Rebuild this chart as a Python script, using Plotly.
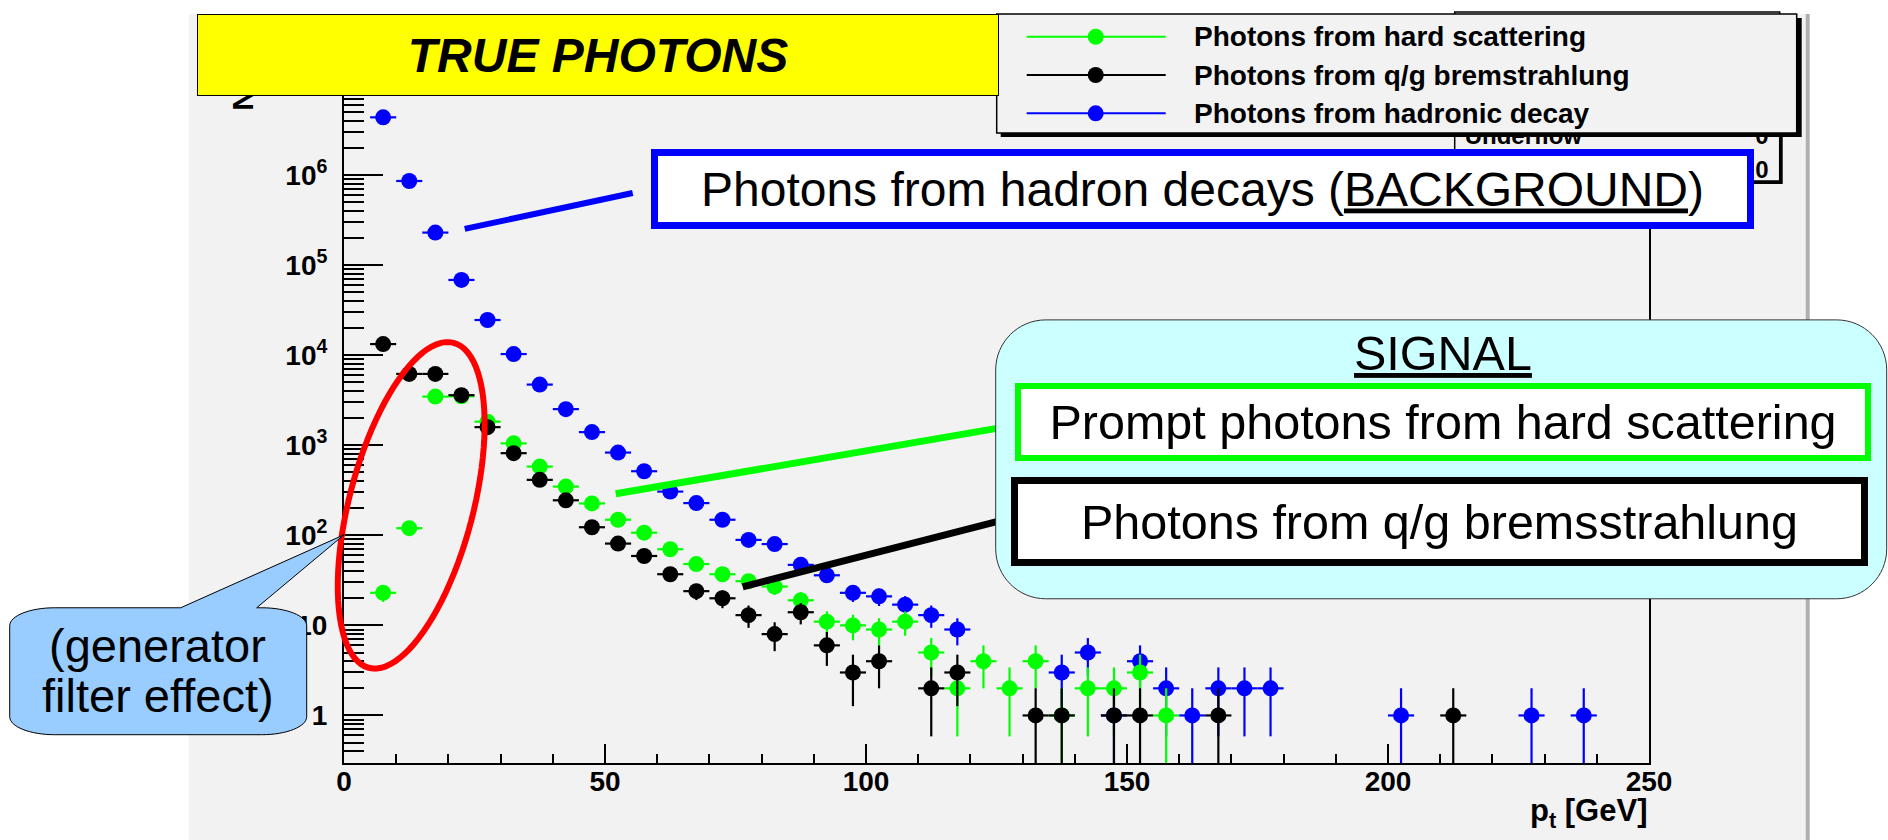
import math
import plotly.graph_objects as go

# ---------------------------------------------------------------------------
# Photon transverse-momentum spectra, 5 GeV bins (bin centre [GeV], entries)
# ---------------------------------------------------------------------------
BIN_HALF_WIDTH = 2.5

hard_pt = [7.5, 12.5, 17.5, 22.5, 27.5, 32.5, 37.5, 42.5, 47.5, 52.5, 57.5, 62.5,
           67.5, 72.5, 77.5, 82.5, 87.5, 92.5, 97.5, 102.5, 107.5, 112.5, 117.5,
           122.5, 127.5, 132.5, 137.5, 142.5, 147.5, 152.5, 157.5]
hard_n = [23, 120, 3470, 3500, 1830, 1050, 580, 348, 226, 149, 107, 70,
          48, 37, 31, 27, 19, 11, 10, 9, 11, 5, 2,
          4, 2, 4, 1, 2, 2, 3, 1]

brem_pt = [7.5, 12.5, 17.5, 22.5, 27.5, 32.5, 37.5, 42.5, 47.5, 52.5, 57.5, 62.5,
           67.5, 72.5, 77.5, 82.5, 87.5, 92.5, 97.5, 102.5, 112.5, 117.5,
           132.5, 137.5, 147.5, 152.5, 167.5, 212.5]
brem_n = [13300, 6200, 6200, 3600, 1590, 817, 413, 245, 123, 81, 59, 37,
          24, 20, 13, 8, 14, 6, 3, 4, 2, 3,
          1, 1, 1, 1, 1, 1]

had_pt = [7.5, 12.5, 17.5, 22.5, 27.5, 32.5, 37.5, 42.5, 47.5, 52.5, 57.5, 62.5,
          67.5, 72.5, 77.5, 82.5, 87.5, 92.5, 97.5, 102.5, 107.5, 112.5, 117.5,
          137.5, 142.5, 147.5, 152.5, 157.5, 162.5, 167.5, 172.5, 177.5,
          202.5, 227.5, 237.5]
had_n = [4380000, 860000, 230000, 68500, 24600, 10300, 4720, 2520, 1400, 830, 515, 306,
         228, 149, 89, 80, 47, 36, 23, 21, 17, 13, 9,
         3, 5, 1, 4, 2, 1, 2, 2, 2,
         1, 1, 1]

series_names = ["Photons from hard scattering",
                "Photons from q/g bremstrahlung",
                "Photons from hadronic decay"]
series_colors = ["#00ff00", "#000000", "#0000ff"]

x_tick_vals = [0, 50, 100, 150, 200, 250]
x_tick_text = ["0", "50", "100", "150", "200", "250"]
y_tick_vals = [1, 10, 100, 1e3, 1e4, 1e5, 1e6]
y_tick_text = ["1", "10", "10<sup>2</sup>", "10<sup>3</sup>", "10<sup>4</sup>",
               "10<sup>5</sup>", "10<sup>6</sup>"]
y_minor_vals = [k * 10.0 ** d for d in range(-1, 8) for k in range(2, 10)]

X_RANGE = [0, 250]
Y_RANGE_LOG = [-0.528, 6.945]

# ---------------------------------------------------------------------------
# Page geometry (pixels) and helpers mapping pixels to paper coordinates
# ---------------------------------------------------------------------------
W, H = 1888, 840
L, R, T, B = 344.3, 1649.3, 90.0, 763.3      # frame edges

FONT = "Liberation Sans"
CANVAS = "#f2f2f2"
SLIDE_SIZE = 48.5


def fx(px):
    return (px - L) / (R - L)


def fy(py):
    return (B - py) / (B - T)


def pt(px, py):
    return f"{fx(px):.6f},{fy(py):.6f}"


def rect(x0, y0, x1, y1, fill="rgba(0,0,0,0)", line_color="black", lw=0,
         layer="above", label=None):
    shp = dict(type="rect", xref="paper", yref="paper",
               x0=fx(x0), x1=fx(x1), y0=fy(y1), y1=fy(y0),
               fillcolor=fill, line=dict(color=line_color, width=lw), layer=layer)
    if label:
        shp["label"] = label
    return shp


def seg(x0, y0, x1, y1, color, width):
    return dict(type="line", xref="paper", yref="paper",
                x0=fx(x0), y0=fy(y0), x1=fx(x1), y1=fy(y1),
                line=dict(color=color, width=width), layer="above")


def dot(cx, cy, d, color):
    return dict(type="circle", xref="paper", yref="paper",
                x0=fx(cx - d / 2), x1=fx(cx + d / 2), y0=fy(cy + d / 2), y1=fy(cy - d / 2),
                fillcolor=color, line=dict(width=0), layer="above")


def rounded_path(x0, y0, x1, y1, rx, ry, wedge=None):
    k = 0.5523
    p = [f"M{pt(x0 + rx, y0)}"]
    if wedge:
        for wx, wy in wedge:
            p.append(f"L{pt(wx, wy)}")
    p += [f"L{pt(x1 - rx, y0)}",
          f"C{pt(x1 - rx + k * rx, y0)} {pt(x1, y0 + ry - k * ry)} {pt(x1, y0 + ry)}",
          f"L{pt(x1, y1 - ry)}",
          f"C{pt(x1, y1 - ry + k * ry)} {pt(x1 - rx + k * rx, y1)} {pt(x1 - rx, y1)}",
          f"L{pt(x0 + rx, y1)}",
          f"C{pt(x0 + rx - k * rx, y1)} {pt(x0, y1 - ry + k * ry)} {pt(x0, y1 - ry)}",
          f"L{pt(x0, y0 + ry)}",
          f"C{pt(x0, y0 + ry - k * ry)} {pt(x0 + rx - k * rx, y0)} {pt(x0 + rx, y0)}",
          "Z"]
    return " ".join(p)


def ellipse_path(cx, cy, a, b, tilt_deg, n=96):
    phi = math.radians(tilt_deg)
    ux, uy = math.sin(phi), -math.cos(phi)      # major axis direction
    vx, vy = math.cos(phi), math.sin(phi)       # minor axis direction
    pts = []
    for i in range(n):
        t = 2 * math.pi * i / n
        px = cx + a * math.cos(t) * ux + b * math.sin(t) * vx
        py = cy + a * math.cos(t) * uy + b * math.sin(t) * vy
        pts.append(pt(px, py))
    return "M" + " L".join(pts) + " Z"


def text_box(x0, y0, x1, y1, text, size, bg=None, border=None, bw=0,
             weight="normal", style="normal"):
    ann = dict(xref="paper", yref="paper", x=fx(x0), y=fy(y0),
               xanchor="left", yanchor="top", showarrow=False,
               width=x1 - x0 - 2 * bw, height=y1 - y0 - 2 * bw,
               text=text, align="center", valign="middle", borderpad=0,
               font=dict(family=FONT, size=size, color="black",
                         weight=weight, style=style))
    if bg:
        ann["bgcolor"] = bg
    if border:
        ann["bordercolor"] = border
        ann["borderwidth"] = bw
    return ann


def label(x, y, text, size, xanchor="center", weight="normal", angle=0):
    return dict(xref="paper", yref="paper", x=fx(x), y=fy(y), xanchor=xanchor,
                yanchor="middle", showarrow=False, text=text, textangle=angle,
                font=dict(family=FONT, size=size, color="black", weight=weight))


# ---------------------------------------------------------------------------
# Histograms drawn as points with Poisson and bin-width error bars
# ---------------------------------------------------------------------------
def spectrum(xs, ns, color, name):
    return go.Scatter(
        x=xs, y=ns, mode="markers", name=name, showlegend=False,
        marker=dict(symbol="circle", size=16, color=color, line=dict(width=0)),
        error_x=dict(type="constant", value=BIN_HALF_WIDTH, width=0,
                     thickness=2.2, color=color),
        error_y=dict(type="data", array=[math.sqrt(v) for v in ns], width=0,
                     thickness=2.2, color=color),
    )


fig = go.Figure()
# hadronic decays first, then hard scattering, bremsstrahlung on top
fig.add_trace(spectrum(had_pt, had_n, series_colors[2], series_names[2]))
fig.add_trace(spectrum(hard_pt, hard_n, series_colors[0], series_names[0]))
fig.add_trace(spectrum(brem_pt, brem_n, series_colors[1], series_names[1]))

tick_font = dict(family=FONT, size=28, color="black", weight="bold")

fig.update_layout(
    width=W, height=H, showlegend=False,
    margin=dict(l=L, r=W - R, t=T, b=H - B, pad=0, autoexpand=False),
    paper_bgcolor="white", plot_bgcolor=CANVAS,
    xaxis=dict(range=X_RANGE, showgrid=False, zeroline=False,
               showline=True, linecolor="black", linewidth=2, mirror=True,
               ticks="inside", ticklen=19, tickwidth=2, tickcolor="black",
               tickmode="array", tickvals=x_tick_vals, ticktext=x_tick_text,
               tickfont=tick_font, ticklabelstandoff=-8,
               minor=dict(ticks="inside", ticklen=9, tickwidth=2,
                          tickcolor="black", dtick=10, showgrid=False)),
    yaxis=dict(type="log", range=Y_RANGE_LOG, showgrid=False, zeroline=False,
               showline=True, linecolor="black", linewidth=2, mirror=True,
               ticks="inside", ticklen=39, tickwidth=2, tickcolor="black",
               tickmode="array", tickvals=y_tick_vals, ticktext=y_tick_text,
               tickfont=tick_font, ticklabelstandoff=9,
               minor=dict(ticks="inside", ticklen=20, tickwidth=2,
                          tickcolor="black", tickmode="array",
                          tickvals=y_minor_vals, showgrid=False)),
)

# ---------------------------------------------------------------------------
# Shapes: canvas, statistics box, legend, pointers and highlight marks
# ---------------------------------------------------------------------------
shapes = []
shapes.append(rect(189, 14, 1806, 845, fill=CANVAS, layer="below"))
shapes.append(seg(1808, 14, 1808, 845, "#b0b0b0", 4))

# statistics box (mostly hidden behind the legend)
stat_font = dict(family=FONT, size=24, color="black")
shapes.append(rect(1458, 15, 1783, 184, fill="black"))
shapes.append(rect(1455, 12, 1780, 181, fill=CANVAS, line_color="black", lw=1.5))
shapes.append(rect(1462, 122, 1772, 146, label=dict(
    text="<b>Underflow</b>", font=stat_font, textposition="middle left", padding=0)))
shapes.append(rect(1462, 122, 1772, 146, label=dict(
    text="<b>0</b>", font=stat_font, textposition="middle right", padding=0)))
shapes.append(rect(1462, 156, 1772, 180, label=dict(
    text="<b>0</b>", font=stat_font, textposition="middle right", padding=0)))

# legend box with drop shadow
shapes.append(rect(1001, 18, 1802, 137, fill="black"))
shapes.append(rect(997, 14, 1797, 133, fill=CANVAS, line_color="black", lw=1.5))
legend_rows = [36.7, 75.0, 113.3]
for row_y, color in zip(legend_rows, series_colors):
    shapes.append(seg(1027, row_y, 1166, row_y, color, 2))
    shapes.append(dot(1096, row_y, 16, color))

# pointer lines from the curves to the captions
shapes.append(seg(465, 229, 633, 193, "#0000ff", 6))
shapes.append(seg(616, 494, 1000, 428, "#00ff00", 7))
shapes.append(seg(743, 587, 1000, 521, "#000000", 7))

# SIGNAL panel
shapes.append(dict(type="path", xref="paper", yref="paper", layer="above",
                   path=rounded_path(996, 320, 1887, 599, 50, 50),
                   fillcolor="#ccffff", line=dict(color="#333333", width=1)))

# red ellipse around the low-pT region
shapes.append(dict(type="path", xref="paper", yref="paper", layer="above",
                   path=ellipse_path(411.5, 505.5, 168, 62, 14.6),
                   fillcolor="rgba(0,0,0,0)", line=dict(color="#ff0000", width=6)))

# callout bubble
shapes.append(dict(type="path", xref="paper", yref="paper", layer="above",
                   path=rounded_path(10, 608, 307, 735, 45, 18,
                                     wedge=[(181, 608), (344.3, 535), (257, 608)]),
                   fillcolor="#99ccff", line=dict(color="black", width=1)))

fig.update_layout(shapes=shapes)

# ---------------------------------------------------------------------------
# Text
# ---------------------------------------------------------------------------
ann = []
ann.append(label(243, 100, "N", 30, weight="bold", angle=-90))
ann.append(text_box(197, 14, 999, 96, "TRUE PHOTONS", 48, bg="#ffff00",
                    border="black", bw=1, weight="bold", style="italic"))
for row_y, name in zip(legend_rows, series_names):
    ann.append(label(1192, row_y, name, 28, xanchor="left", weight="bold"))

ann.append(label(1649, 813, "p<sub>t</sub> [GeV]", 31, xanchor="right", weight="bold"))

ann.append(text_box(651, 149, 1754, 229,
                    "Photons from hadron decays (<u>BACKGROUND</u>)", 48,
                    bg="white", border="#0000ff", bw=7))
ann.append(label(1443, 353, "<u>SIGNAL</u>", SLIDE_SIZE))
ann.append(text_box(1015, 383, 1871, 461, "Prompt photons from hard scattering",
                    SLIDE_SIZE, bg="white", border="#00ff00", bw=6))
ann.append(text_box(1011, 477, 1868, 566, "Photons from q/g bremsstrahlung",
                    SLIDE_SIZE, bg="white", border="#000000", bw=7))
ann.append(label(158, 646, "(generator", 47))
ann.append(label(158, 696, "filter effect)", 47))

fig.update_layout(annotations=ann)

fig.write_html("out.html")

__________________________________________________

Starting at the top of the listing above, please restate word for word each line up to and including the one that holds "import plotly.graph_objects as go", omitting every image.

SOLUTION:
Rebuild this chart as a Python script, using Plotly.
import math
import plotly.graph_objects as go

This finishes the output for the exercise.